• The problem:
Transcribe the listing exactly, leaving out every picture.

• Records:
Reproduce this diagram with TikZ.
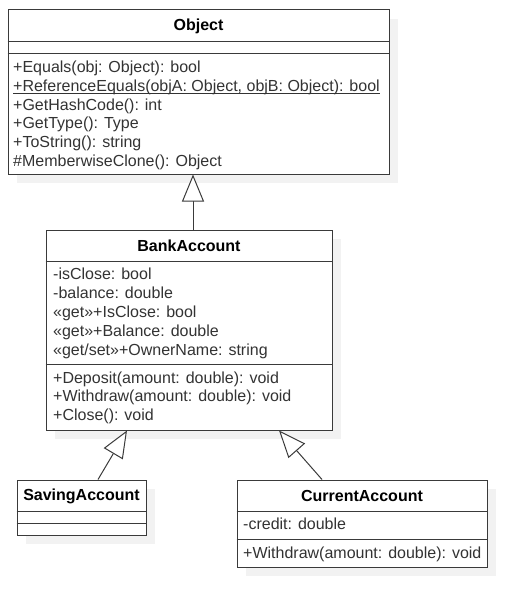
\documentclass[tikz,border=0pt]{standalone}
\usepackage{fontspec}
\setmainfont{Liberation Sans}
\usetikzlibrary{arrows.meta,positioning,shadows}
\definecolor{linegray}{HTML}{3A3A3A}
\definecolor{textgray}{HTML}{333333}
\definecolor{shadowgray}{HTML}{F2F2F2}
\begin{document}
\begin{tikzpicture}[x=1pt,y=-1pt,
    font=\fontsize{16}{19}\selectfont,
    classbox/.style={draw=linegray, line width=1pt, fill=white, inner sep=0pt,
        drop shadow={shadow xshift=9pt, shadow yshift=-9pt, fill=shadowgray, opacity=1}},
    title/.style={font=\fontsize{16}{19}\selectfont\bfseries, inner sep=0pt},
    member/.style={anchor=west, inner sep=0pt, text=textgray, text height=11.5pt, text depth=0pt},
    sep/.style={draw=linegray, line width=1pt},
    extends/.style={draw=linegray, line width=1pt, -{Triangle[open, length=27pt, width=22pt, fill=white]}}]
                    \useasboundingbox (0,0) rectangle (507,594);
                    \node[classbox, minimum width=381pt, minimum height=164pt] (object) at (198.5,92) {};
                    \node[classbox, minimum width=286pt, minimum height=200pt] (bank) at (189,330) {};
                    \node[classbox, minimum width=129pt, minimum height=55pt] (saving) at (81.5,507.5) {};
                    \node[classbox, minimum width=250pt, minimum height=87pt] (current) at (362,523.5) {};
                    \node[title] (objecttitle) at (198.5,26.5) {Object};
                    \node[title] (banktitle) at (189,246) {BankAccount};
                    \node[title] (savingtitle) at (81.5,496) {SavingAccount};
                    \node[title] (currenttitle) at (362,496) {CurrentAccount};
                    \draw[sep] (object.west |- 0,42) -- (object.east |- 0,42);
                    \draw[sep] (object.west |- 0,54) -- (object.east |- 0,54);
                    \draw[sep] (bank.west |- 0,261) -- (bank.east |- 0,261);
                    \draw[sep] (bank.west |- 0,364) -- (bank.east |- 0,364);
                    \draw[sep] (saving.west |- 0,511) -- (saving.east |- 0,511);
                    \draw[sep] (saving.west |- 0,523) -- (saving.east |- 0,523);
                    \draw[sep] (current.west |- 0,511) -- (current.east |- 0,511);
                    \draw[sep] (current.west |- 0,539) -- (current.east |- 0,539);
                    \node[member] (equals) at (13,66.5) {+Equals(obj: Object): bool};
                    \node[member] (refequals) at (13,85.4) {+ReferenceEquals(objA: Object, objB: Object): bool};
                    \draw[textgray, line width=0.8pt] ([yshift=-2.6pt]refequals.base west) -- ([yshift=-2.6pt]refequals.base east);
                    \node[member] (hashcode) at (13,104.3) {+GetHashCode(): int};
                    \node[member] (gettype) at (13,123.2) {+GetType(): Type};
                    \node[member] (tostring) at (13,142.1) {+ToString(): string};
                    \node[member] (clone) at (13,161) {\#MemberwiseClone(): Object};
                    \node[member] (isclose) at (53,274) {-isClose: bool};
                    \node[member] (balance) at (53,292.9) {-balance: double};
                    \node[member] (isclosep) at (53,311.8) {«get»+IsClose: bool};
                    \node[member] (balancep) at (53,330.7) {«get»+Balance: double};
                    \node[member] (ownername) at (53,349.6) {«get/set»+OwnerName: string};
                    \node[member] (deposit) at (53,377.3) {+Deposit(amount: double): void};
                    \node[member] (withdraw) at (53,396.2) {+Withdraw(amount: double): void};
                    \node[member] (close) at (53,415.1) {+Close(): void};
                    \node[member] (credit) at (243,524) {-credit: double};
                    \node[member] (withdrawc) at (243,552.7) {+Withdraw(amount: double): void};
                    \draw[extends] (bank.north -| 193,0) -- (object.south -| 193,0);
                    \draw[extends] (saving.north -| 98,0) -- (bank.south -| 127,0);
                    \draw[extends] (current.north -| 322,0) -- (bank.south -| 279,0);
                \end{tikzpicture}
\end{document}
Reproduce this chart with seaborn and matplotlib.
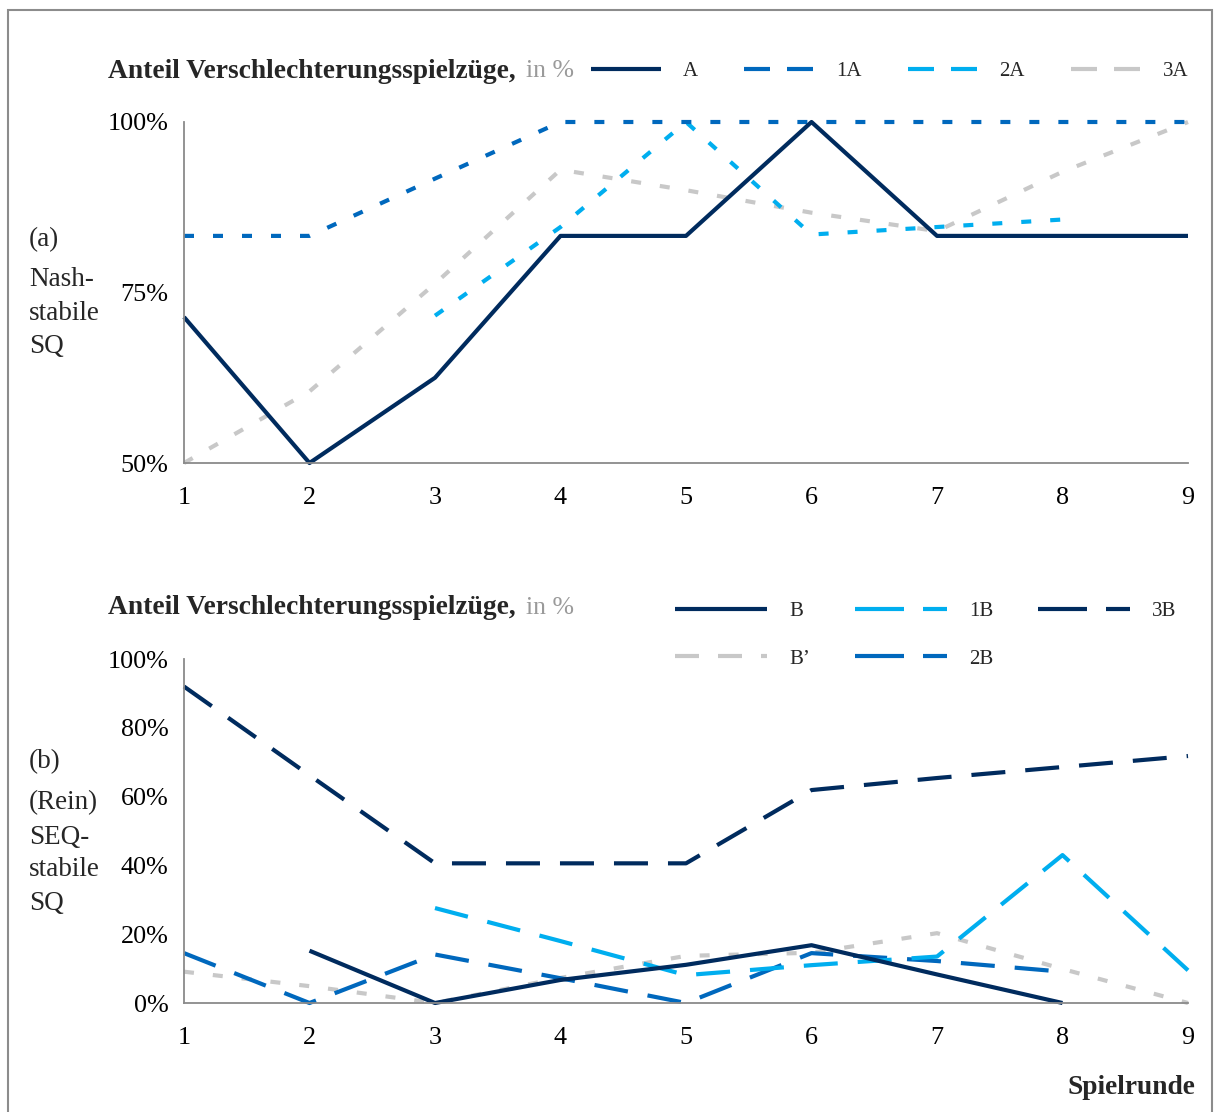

• Exercise answer:
Reproduce this diagram with TikZ.
\documentclass[tikz,border=0pt]{standalone}
\usepackage{fontspec}
\setmainfont{Liberation Sans}
\usetikzlibrary{arrows.meta,positioning,shadows}
\definecolor{linegray}{HTML}{3A3A3A}
\definecolor{textgray}{HTML}{333333}
\definecolor{shadowgray}{HTML}{F2F2F2}
\begin{document}
\begin{tikzpicture}[x=1pt,y=-1pt,
    font=\fontsize{16}{19}\selectfont,
    classbox/.style={draw=linegray, line width=1pt, fill=white, inner sep=0pt,
        drop shadow={shadow xshift=9pt, shadow yshift=-9pt, fill=shadowgray, opacity=1}},
    title/.style={font=\fontsize{16}{19}\selectfont\bfseries, inner sep=0pt},
    member/.style={anchor=west, inner sep=0pt, text=textgray, text height=11.5pt, text depth=0pt},
    sep/.style={draw=linegray, line width=1pt},
    extends/.style={draw=linegray, line width=1pt, -{Triangle[open, length=27pt, width=22pt, fill=white]}}]
                    \useasboundingbox (0,0) rectangle (507,594);
                    \node[classbox, minimum width=381pt, minimum height=164pt] (object) at (198.5,92) {};
                    \node[classbox, minimum width=286pt, minimum height=200pt] (bank) at (189,330) {};
                    \node[classbox, minimum width=129pt, minimum height=55pt] (saving) at (81.5,507.5) {};
                    \node[classbox, minimum width=250pt, minimum height=87pt] (current) at (362,523.5) {};
                    \node[title] (objecttitle) at (198.5,26.5) {Object};
                    \node[title] (banktitle) at (189,246) {BankAccount};
                    \node[title] (savingtitle) at (81.5,496) {SavingAccount};
                    \node[title] (currenttitle) at (362,496) {CurrentAccount};
                    \draw[sep] (object.west |- 0,42) -- (object.east |- 0,42);
                    \draw[sep] (object.west |- 0,54) -- (object.east |- 0,54);
                    \draw[sep] (bank.west |- 0,261) -- (bank.east |- 0,261);
                    \draw[sep] (bank.west |- 0,364) -- (bank.east |- 0,364);
                    \draw[sep] (saving.west |- 0,511) -- (saving.east |- 0,511);
                    \draw[sep] (saving.west |- 0,523) -- (saving.east |- 0,523);
                    \draw[sep] (current.west |- 0,511) -- (current.east |- 0,511);
                    \draw[sep] (current.west |- 0,539) -- (current.east |- 0,539);
                    \node[member] (equals) at (13,66.5) {+Equals(obj: Object): bool};
                    \node[member] (refequals) at (13,85.4) {+ReferenceEquals(objA: Object, objB: Object): bool};
                    \draw[textgray, line width=0.8pt] ([yshift=-2.6pt]refequals.base west) -- ([yshift=-2.6pt]refequals.base east);
                    \node[member] (hashcode) at (13,104.3) {+GetHashCode(): int};
                    \node[member] (gettype) at (13,123.2) {+GetType(): Type};
                    \node[member] (tostring) at (13,142.1) {+ToString(): string};
                    \node[member] (clone) at (13,161) {\#MemberwiseClone(): Object};
                    \node[member] (isclose) at (53,274) {-isClose: bool};
                    \node[member] (balance) at (53,292.9) {-balance: double};
                    \node[member] (isclosep) at (53,311.8) {«get»+IsClose: bool};
                    \node[member] (balancep) at (53,330.7) {«get»+Balance: double};
                    \node[member] (ownername) at (53,349.6) {«get/set»+OwnerName: string};
                    \node[member] (deposit) at (53,377.3) {+Deposit(amount: double): void};
                    \node[member] (withdraw) at (53,396.2) {+Withdraw(amount: double): void};
                    \node[member] (close) at (53,415.1) {+Close(): void};
                    \node[member] (credit) at (243,524) {-credit: double};
                    \node[member] (withdrawc) at (243,552.7) {+Withdraw(amount: double): void};
                    \draw[extends] (bank.north -| 193,0) -- (object.south -| 193,0);
                    \draw[extends] (saving.north -| 98,0) -- (bank.south -| 127,0);
                    \draw[extends] (current.north -| 322,0) -- (bank.south -| 279,0);
                \end{tikzpicture}
\end{document}
Reproduce this chart with seaborn and matplotlib.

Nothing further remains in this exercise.